→ The task:
Exclude all pictures, then copy each of the records exactly as written.

——

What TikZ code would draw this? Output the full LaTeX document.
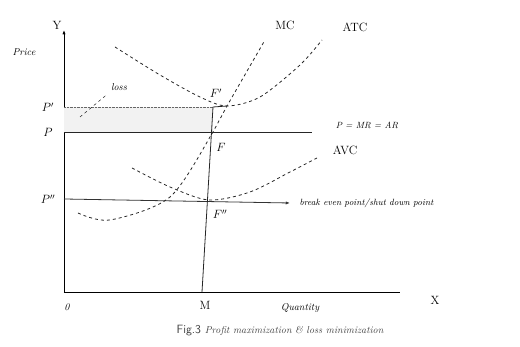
\documentclass[tikz,border=0pt]{standalone}
\usepackage{tikz}
\usetikzlibrary{arrows.meta,positioning}

\begin{document}
\begin{tikzpicture}[
  x=1pt,y=1pt,
  every node/.style={font=\large},
  ax/.style={thick,black},
  cv/.style={thick,dashed,black!85,smooth},
  hl/.style={thick,black!85},
  lbl/.style={font=\normalsize\itshape},
  ar/.style={-{Latex[length=1.5mm]},thick,black!80}
]
\useasboundingbox (-64,-55) rectangle (456,292);

% axes
\coordinate (O) at (0,0);
\coordinate (Ytop) at (0,262);
\coordinate (Xend) at (336,0);
\draw[ax,-{Latex[length=1.5mm]}] (O)--(Ytop);
\draw[ax] (O)--(Xend);
\node (Y) at (-7,267) {Y};
\node[lbl] (Pr) at (-40,240) {Price};
\node[lbl] (O1) at (3,-15) {0};
\node[lbl] (Q) at (236,-16) {Quantity};
\node (X) at (371,-8) {X};

% key points
\coordinate (P1) at (0,185);
\coordinate (P) at (0,160);
\coordinate (P2) at (0,93);
\coordinate (F1) at (149,185);
\coordinate (G) at (163,186);
\coordinate (F) at (149,160);
\coordinate (F2) at (145,92);
\coordinate (M) at (138,0);
\coordinate (PE) at (248,160);
\coordinate (BE) at (226,89);

% loss area
\fill[black!5] (P) rectangle (F1);
\draw[densely dotted,black!60] (P1)--(F1);
\draw[hl] (F1)--(G);

% price lines
\draw[hl] (P)--(PE);
\draw[ar] (P2)--(BE);
\draw[hl] (F1)--(M);

% curves
\draw[cv] plot coordinates {(14,79) (46,72) (106,95) (149,160) (163,186) (201,252)};
\draw[cv] plot coordinates {(51,245) (96,217) (136,195) (163,186) (196,195) (236,227) (258,252)};
\draw[cv] plot coordinates {(68,124) (106,105) (145,92) (186,100) (226,120) (253,134)};

% labels
\node (lP1) at (-16,185) {$P'$};
\node (lP) at (-16,160) {$P$};
\node (lP2) at (-16,93) {$P''$};
\node (lF1) at (152,199) {$F'$};
\node (lF) at (157,145) {$F$};
\node (lF2) at (156,78) {$F''$};
\node (lM) at (141,-13) {M};
\node (MC) at (221,267) {MC};
\node (ATC) at (291,265) {ATC};
\node (AVC) at (281,142) {AVC};
\node[lbl,font=\small\itshape] (PMR) at (303,167) {P = MR = AR};
\node[lbl,anchor=west,font=\small\itshape] (BEP) at (232,89) {break even point/shut down point};
\node[lbl] (loss) at (55,205) {loss};
\coordinate (ls) at (16,175);
\draw[thin,dashed] (ls)--(loss.south west);

% caption
\node (cap) at (216,-39) {\sffamily\color{black!75}Fig.3 \rmfamily\itshape\normalsize Profit maximization \& loss minimization};
\end{tikzpicture}
\end{document}
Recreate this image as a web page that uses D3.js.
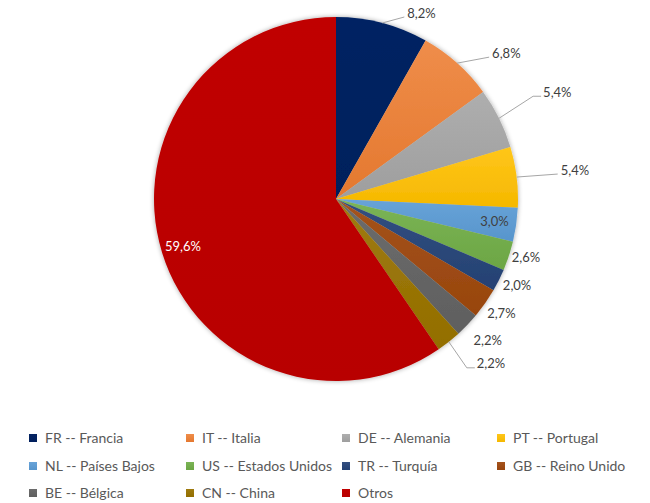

——

→ In response:
What TikZ code would draw this? Output the full LaTeX document.
\documentclass[tikz,border=0pt]{standalone}
\usepackage{tikz}
\usetikzlibrary{arrows.meta,positioning}

\begin{document}
\begin{tikzpicture}[
  x=1pt,y=1pt,
  every node/.style={font=\large},
  ax/.style={thick,black},
  cv/.style={thick,dashed,black!85,smooth},
  hl/.style={thick,black!85},
  lbl/.style={font=\normalsize\itshape},
  ar/.style={-{Latex[length=1.5mm]},thick,black!80}
]
\useasboundingbox (-64,-55) rectangle (456,292);

% axes
\coordinate (O) at (0,0);
\coordinate (Ytop) at (0,262);
\coordinate (Xend) at (336,0);
\draw[ax,-{Latex[length=1.5mm]}] (O)--(Ytop);
\draw[ax] (O)--(Xend);
\node (Y) at (-7,267) {Y};
\node[lbl] (Pr) at (-40,240) {Price};
\node[lbl] (O1) at (3,-15) {0};
\node[lbl] (Q) at (236,-16) {Quantity};
\node (X) at (371,-8) {X};

% key points
\coordinate (P1) at (0,185);
\coordinate (P) at (0,160);
\coordinate (P2) at (0,93);
\coordinate (F1) at (149,185);
\coordinate (G) at (163,186);
\coordinate (F) at (149,160);
\coordinate (F2) at (145,92);
\coordinate (M) at (138,0);
\coordinate (PE) at (248,160);
\coordinate (BE) at (226,89);

% loss area
\fill[black!5] (P) rectangle (F1);
\draw[densely dotted,black!60] (P1)--(F1);
\draw[hl] (F1)--(G);

% price lines
\draw[hl] (P)--(PE);
\draw[ar] (P2)--(BE);
\draw[hl] (F1)--(M);

% curves
\draw[cv] plot coordinates {(14,79) (46,72) (106,95) (149,160) (163,186) (201,252)};
\draw[cv] plot coordinates {(51,245) (96,217) (136,195) (163,186) (196,195) (236,227) (258,252)};
\draw[cv] plot coordinates {(68,124) (106,105) (145,92) (186,100) (226,120) (253,134)};

% labels
\node (lP1) at (-16,185) {$P'$};
\node (lP) at (-16,160) {$P$};
\node (lP2) at (-16,93) {$P''$};
\node (lF1) at (152,199) {$F'$};
\node (lF) at (157,145) {$F$};
\node (lF2) at (156,78) {$F''$};
\node (lM) at (141,-13) {M};
\node (MC) at (221,267) {MC};
\node (ATC) at (291,265) {ATC};
\node (AVC) at (281,142) {AVC};
\node[lbl,font=\small\itshape] (PMR) at (303,167) {P = MR = AR};
\node[lbl,anchor=west,font=\small\itshape] (BEP) at (232,89) {break even point/shut down point};
\node[lbl] (loss) at (55,205) {loss};
\coordinate (ls) at (16,175);
\draw[thin,dashed] (ls)--(loss.south west);

% caption
\node (cap) at (216,-39) {\sffamily\color{black!75}Fig.3 \rmfamily\itshape\normalsize Profit maximization \& loss minimization};
\end{tikzpicture}
\end{document}
Recreate this image as a web page that uses D3.js.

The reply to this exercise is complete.